▶ [MATERIAL PROVIDED]:
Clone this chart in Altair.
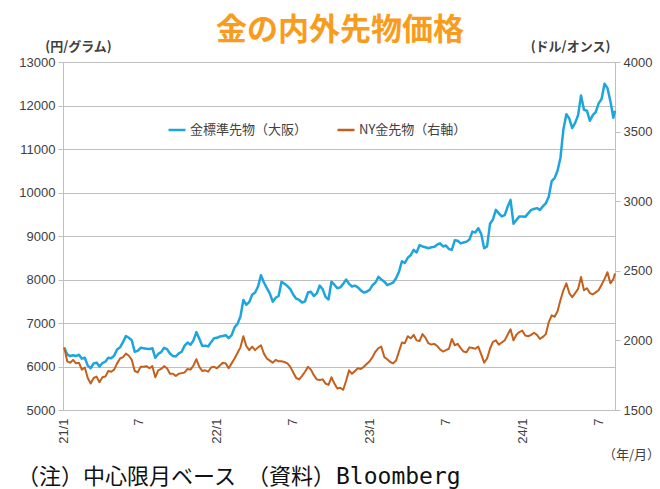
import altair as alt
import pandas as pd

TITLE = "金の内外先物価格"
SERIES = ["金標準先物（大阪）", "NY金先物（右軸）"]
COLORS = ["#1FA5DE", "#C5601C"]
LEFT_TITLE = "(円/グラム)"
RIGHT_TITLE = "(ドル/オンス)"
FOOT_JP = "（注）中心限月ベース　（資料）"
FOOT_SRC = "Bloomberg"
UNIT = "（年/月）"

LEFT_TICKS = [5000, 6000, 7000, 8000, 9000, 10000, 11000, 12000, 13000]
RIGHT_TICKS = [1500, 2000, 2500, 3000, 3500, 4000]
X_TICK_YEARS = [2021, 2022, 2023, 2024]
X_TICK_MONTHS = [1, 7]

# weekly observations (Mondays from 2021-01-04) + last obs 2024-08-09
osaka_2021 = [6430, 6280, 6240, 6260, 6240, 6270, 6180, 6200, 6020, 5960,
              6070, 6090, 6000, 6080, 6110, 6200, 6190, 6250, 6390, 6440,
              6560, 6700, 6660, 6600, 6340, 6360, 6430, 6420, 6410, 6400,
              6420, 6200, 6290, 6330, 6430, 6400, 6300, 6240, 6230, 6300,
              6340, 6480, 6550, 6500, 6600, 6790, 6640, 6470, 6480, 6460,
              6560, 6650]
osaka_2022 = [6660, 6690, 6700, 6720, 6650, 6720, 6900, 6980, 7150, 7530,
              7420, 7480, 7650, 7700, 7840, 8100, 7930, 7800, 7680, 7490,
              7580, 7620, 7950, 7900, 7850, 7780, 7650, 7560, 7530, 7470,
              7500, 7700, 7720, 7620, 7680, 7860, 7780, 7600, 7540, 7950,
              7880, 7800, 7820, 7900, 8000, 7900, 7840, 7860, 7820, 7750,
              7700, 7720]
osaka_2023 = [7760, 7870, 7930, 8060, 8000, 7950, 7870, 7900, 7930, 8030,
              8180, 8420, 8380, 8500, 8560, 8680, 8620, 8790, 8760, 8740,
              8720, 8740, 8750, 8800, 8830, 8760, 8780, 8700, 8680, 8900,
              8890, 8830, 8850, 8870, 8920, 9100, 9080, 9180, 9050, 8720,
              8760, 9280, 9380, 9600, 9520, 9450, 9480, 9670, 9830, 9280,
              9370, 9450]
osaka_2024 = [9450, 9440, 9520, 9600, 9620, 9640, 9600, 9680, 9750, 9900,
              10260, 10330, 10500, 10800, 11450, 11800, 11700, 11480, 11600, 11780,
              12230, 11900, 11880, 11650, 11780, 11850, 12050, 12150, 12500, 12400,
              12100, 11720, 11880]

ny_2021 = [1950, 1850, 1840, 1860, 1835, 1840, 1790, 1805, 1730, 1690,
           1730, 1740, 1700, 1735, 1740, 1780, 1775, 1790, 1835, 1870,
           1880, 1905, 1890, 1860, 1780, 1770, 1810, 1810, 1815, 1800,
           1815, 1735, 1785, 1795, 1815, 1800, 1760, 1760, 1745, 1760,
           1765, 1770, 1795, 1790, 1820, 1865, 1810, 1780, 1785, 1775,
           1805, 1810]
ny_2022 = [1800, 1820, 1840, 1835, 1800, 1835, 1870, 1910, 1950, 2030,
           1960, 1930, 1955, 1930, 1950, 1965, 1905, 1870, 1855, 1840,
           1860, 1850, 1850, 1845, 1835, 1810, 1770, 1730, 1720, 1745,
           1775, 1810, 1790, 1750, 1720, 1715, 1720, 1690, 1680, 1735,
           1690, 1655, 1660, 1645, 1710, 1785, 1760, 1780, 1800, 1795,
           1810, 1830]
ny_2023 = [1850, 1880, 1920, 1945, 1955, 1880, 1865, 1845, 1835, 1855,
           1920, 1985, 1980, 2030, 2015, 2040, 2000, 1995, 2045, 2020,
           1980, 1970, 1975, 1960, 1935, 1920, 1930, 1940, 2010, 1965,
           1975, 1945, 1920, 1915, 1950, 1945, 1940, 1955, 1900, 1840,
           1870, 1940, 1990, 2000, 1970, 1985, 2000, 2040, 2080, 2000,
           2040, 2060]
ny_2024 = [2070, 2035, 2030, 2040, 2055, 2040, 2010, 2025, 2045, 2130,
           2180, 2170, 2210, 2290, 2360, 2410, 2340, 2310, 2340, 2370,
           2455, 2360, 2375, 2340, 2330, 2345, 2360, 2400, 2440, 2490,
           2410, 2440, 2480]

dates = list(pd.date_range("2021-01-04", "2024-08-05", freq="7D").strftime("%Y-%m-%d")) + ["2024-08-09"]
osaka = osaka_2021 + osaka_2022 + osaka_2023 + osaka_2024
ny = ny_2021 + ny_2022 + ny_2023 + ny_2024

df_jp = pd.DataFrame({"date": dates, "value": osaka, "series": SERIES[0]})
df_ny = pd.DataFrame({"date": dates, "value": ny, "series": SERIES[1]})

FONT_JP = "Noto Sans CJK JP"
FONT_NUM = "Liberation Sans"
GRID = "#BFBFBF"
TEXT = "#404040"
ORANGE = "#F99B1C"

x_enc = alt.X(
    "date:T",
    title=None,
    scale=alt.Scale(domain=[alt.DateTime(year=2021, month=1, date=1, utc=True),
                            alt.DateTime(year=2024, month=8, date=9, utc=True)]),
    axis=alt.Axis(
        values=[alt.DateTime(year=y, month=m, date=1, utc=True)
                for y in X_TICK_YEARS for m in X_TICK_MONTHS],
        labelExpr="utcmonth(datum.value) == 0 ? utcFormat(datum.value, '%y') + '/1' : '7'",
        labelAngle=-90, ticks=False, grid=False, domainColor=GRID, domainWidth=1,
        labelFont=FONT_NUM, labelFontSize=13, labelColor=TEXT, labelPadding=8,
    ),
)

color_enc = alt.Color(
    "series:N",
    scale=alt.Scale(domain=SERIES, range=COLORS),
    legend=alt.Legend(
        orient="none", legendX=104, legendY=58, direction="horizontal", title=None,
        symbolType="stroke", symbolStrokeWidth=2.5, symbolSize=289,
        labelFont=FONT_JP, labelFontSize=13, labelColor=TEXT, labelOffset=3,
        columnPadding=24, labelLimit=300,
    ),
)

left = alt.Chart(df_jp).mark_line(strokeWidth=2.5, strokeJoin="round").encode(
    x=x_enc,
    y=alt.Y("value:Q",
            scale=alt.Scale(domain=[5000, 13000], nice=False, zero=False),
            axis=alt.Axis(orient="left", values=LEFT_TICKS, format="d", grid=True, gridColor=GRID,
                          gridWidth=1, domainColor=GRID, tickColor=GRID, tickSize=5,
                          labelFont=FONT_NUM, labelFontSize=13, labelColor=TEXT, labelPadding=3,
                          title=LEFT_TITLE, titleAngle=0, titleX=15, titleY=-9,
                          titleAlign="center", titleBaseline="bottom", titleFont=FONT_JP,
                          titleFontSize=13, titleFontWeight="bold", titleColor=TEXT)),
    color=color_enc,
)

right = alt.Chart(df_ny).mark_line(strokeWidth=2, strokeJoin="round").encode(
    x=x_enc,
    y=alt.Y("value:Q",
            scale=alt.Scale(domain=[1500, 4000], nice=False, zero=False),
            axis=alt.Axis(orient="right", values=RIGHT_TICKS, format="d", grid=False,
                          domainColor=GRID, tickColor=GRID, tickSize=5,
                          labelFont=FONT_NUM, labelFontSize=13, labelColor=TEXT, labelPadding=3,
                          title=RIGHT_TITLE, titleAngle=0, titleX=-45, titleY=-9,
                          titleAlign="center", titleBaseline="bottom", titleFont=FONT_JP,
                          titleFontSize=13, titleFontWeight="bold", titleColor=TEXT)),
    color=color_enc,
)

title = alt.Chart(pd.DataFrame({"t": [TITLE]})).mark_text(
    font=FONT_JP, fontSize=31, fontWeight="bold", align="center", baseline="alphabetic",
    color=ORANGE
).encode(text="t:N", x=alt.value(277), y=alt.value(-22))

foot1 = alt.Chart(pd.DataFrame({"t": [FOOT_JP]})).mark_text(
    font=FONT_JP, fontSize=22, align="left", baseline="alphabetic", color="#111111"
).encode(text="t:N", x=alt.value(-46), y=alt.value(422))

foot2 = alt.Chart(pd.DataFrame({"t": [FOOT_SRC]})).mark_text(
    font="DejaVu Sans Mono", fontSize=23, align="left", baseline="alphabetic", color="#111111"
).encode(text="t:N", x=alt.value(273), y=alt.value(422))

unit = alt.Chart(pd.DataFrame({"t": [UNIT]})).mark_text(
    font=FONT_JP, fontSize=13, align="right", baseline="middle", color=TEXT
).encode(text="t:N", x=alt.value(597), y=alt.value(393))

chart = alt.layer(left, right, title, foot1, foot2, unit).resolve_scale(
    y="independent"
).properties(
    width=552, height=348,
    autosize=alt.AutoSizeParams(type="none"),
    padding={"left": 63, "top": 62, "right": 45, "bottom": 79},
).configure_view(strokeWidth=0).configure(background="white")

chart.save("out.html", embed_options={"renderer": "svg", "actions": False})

▶ [OBJECTIVE]: In the data above, please extract the lines from the first one through the line with "X_TICK_MONTHS = [1, 7]", exactly, and keep pictures out.

▶ [RESPONSE TO THE EXERCISE]:
Clone this chart in Altair.
import altair as alt
import pandas as pd

TITLE = "金の内外先物価格"
SERIES = ["金標準先物（大阪）", "NY金先物（右軸）"]
COLORS = ["#1FA5DE", "#C5601C"]
LEFT_TITLE = "(円/グラム)"
RIGHT_TITLE = "(ドル/オンス)"
FOOT_JP = "（注）中心限月ベース　（資料）"
FOOT_SRC = "Bloomberg"
UNIT = "（年/月）"

LEFT_TICKS = [5000, 6000, 7000, 8000, 9000, 10000, 11000, 12000, 13000]
RIGHT_TICKS = [1500, 2000, 2500, 3000, 3500, 4000]
X_TICK_YEARS = [2021, 2022, 2023, 2024]
X_TICK_MONTHS = [1, 7]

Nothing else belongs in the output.